Reproduce all the lines below exactly and omit the images.

--------------------------------------------------

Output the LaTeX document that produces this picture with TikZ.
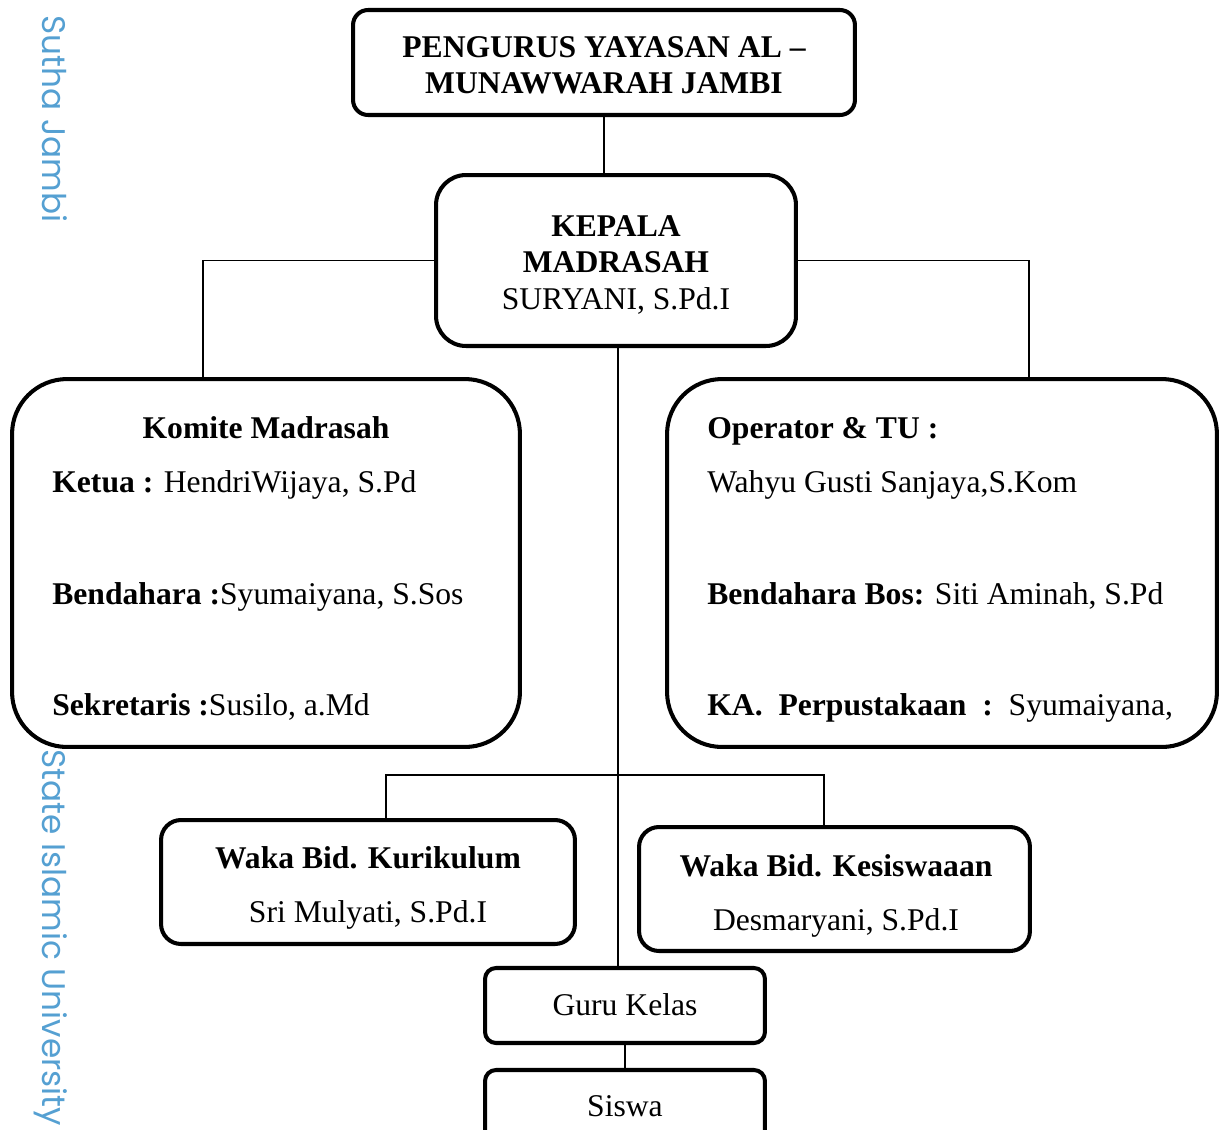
\documentclass[tikz,border=0pt]{standalone}
\usepackage{fontspec}
\setmainfont{Liberation Serif}
\newfontfamily\wmfont{Poppins}
\usetikzlibrary{positioning}
\definecolor{wmblue}{RGB}{85,160,210}

\begin{document}
\begin{tikzpicture}[x=0.02cm, y=-0.02cm,
	kotak/.style={draw, line width=2.3pt, inner sep=0pt},
	garis/.style={line width=0.85pt},
	teks/.style={font=\fontsize{18}{22}\selectfont, inner sep=0pt},
	tanda/.style={text=wmblue, rotate=-90, inner sep=0pt, font=\wmfont\fontsize{18.6}{22}\selectfont}]
	\useasboundingbox (0,0) rectangle (1225,1130);

	% tanda air
	\node[tanda, anchor=base west] (wmatas) at (42,15) {Sutha Jambi};
	\node[tanda, anchor=base west] (wmbawah) at (42,749) {State Islamic University};

	% kotak
	\node[kotak, rounded corners=0.3cm, minimum width=10.04cm, minimum height=2.1cm] (yayasan) at (604,62.5) {};
	\node[kotak, rounded corners=0.6cm, minimum width=7.2cm, minimum height=3.42cm] (kepala) at (616,260.5) {};
	\node[kotak, rounded corners=1.1cm, minimum width=10.16cm, minimum height=7.36cm] (komite) at (266,563) {};
	\node[kotak, rounded corners=1.1cm, minimum width=11.0cm, minimum height=7.36cm] (operator) at (942,563) {};
	\node[kotak, rounded corners=0.4cm, minimum width=8.28cm, minimum height=2.48cm] (kurikulum) at (368,882) {};
	\node[kotak, rounded corners=0.4cm, minimum width=7.82cm, minimum height=2.48cm] (kesiswaan) at (834.5,889) {};
	\node[kotak, rounded corners=0.22cm, minimum width=5.6cm, minimum height=1.5cm] (guru) at (625,1005.5) {};
	\node[kotak, rounded corners=0.22cm, minimum width=5.6cm, minimum height=1.5cm] (siswa) at (625,1107.5) {};

	% teks yayasan dan kepala
	\node[teks, anchor=base] (t1) at (604,57) {\bfseries PENGURUS YAYASAN AL –};
	\node[teks, anchor=base] (t2) at (604,93) {\bfseries MUNAWWARAH JAMBI};
	\node[teks, anchor=base] (t3) at (616,236) {\bfseries KEPALA};
	\node[teks, anchor=base] (t4) at (616,272) {\bfseries MADRASAH};
	\node[teks, anchor=base] (t5) at (616,309) {SURYANI, S.Pd.I};

	% teks komite
	\node[teks, anchor=base] (k1) at (266,438) {\bfseries Komite Madrasah};
	\node[teks, anchor=base west] (k2) at (52,492) {\textbf{Ketua :} HendriWijaya, S.Pd};
	\node[teks, anchor=base west] (k3) at (52,604) {\textbf{Bendahara :}Syumaiyana, S.Sos};
	\node[teks, anchor=base west] (k4) at (52,715) {\textbf{Sekretaris :}Susilo, a.Md};

	% teks operator
	\node[teks, anchor=base west] (o1) at (707,438) {\bfseries Operator \& TU :};
	\node[teks, anchor=base west] (o2) at (707,492) {Wahyu Gusti Sanjaya,S.Kom};
	\node[teks, anchor=base west] (o3) at (707,604) {\textbf{Bendahara Bos:} Siti Aminah, S.Pd};
	\node[teks, anchor=base west] (o4) at (707,715) {\textbf{KA.\ \ Perpustakaan\ \ :}\ \ Syumaiyana,};

	% teks waka, guru, siswa
	\node[teks, anchor=base] (w1) at (368,868) {\bfseries Waka Bid. Kurikulum};
	\node[teks, anchor=base] (w2) at (368,922) {Sri Mulyati, S.Pd.I};
	\node[teks, anchor=base] (w3) at (836,876) {\bfseries Waka Bid. Kesiswaaan};
	\node[teks, anchor=base] (w4) at (836,930) {Desmaryani, S.Pd.I};
	\node[teks, anchor=base] (g1) at (625,1015) {Guru Kelas};
	\node[teks, anchor=base] (s1) at (625,1116) {Siswa};

	% garis
	\coordinate (kiri) at (203,377);
	\coordinate (kanan) at (1029,377);
	\coordinate (cabang) at (618,775);
	\draw[garis] (yayasan.south) -- (yayasan.south |- kepala.north);
	\draw[garis] (kepala.west) -| (kiri);
	\draw[garis] (kepala.east) -| (kanan);
	\draw[garis] ([xshift=0.04cm]kepala.south) -- ([xshift=0.04cm]kepala.south |- guru.north);
	\draw[garis] ([xshift=0.36cm]kurikulum.north) |- (cabang) -| ([xshift=-0.21cm]kesiswaan.north);
	\draw[garis] (guru.south) -- (siswa.north);
\end{tikzpicture}
\end{document}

--------------------------------------------------

EXERCISE ANSWER:
Output the LaTeX document that produces this picture with TikZ.
\documentclass[tikz,border=0pt]{standalone}
\usepackage{fontspec}
\setmainfont{Liberation Serif}
\newfontfamily\wmfont{Poppins}
\usetikzlibrary{positioning}
\definecolor{wmblue}{RGB}{85,160,210}

\begin{document}
\begin{tikzpicture}[x=0.02cm, y=-0.02cm,
	kotak/.style={draw, line width=2.3pt, inner sep=0pt},
	garis/.style={line width=0.85pt},
	teks/.style={font=\fontsize{18}{22}\selectfont, inner sep=0pt},
	tanda/.style={text=wmblue, rotate=-90, inner sep=0pt, font=\wmfont\fontsize{18.6}{22}\selectfont}]
	\useasboundingbox (0,0) rectangle (1225,1130);

	% tanda air
	\node[tanda, anchor=base west] (wmatas) at (42,15) {Sutha Jambi};
	\node[tanda, anchor=base west] (wmbawah) at (42,749) {State Islamic University};

	% kotak
	\node[kotak, rounded corners=0.3cm, minimum width=10.04cm, minimum height=2.1cm] (yayasan) at (604,62.5) {};
	\node[kotak, rounded corners=0.6cm, minimum width=7.2cm, minimum height=3.42cm] (kepala) at (616,260.5) {};
	\node[kotak, rounded corners=1.1cm, minimum width=10.16cm, minimum height=7.36cm] (komite) at (266,563) {};
	\node[kotak, rounded corners=1.1cm, minimum width=11.0cm, minimum height=7.36cm] (operator) at (942,563) {};
	\node[kotak, rounded corners=0.4cm, minimum width=8.28cm, minimum height=2.48cm] (kurikulum) at (368,882) {};
	\node[kotak, rounded corners=0.4cm, minimum width=7.82cm, minimum height=2.48cm] (kesiswaan) at (834.5,889) {};
	\node[kotak, rounded corners=0.22cm, minimum width=5.6cm, minimum height=1.5cm] (guru) at (625,1005.5) {};
	\node[kotak, rounded corners=0.22cm, minimum width=5.6cm, minimum height=1.5cm] (siswa) at (625,1107.5) {};

	% teks yayasan dan kepala
	\node[teks, anchor=base] (t1) at (604,57) {\bfseries PENGURUS YAYASAN AL –};
	\node[teks, anchor=base] (t2) at (604,93) {\bfseries MUNAWWARAH JAMBI};
	\node[teks, anchor=base] (t3) at (616,236) {\bfseries KEPALA};
	\node[teks, anchor=base] (t4) at (616,272) {\bfseries MADRASAH};
	\node[teks, anchor=base] (t5) at (616,309) {SURYANI, S.Pd.I};

	% teks komite
	\node[teks, anchor=base] (k1) at (266,438) {\bfseries Komite Madrasah};
	\node[teks, anchor=base west] (k2) at (52,492) {\textbf{Ketua :} HendriWijaya, S.Pd};
	\node[teks, anchor=base west] (k3) at (52,604) {\textbf{Bendahara :}Syumaiyana, S.Sos};
	\node[teks, anchor=base west] (k4) at (52,715) {\textbf{Sekretaris :}Susilo, a.Md};

	% teks operator
	\node[teks, anchor=base west] (o1) at (707,438) {\bfseries Operator \& TU :};
	\node[teks, anchor=base west] (o2) at (707,492) {Wahyu Gusti Sanjaya,S.Kom};
	\node[teks, anchor=base west] (o3) at (707,604) {\textbf{Bendahara Bos:} Siti Aminah, S.Pd};
	\node[teks, anchor=base west] (o4) at (707,715) {\textbf{KA.\ \ Perpustakaan\ \ :}\ \ Syumaiyana,};

	% teks waka, guru, siswa
	\node[teks, anchor=base] (w1) at (368,868) {\bfseries Waka Bid. Kurikulum};
	\node[teks, anchor=base] (w2) at (368,922) {Sri Mulyati, S.Pd.I};
	\node[teks, anchor=base] (w3) at (836,876) {\bfseries Waka Bid. Kesiswaaan};
	\node[teks, anchor=base] (w4) at (836,930) {Desmaryani, S.Pd.I};
	\node[teks, anchor=base] (g1) at (625,1015) {Guru Kelas};
	\node[teks, anchor=base] (s1) at (625,1116) {Siswa};

	% garis
	\coordinate (kiri) at (203,377);
	\coordinate (kanan) at (1029,377);
	\coordinate (cabang) at (618,775);
	\draw[garis] (yayasan.south) -- (yayasan.south |- kepala.north);
	\draw[garis] (kepala.west) -| (kiri);
	\draw[garis] (kepala.east) -| (kanan);
	\draw[garis] ([xshift=0.04cm]kepala.south) -- ([xshift=0.04cm]kepala.south |- guru.north);
	\draw[garis] ([xshift=0.36cm]kurikulum.north) |- (cabang) -| ([xshift=-0.21cm]kesiswaan.north);
	\draw[garis] (guru.south) -- (siswa.north);
\end{tikzpicture}
\end{document}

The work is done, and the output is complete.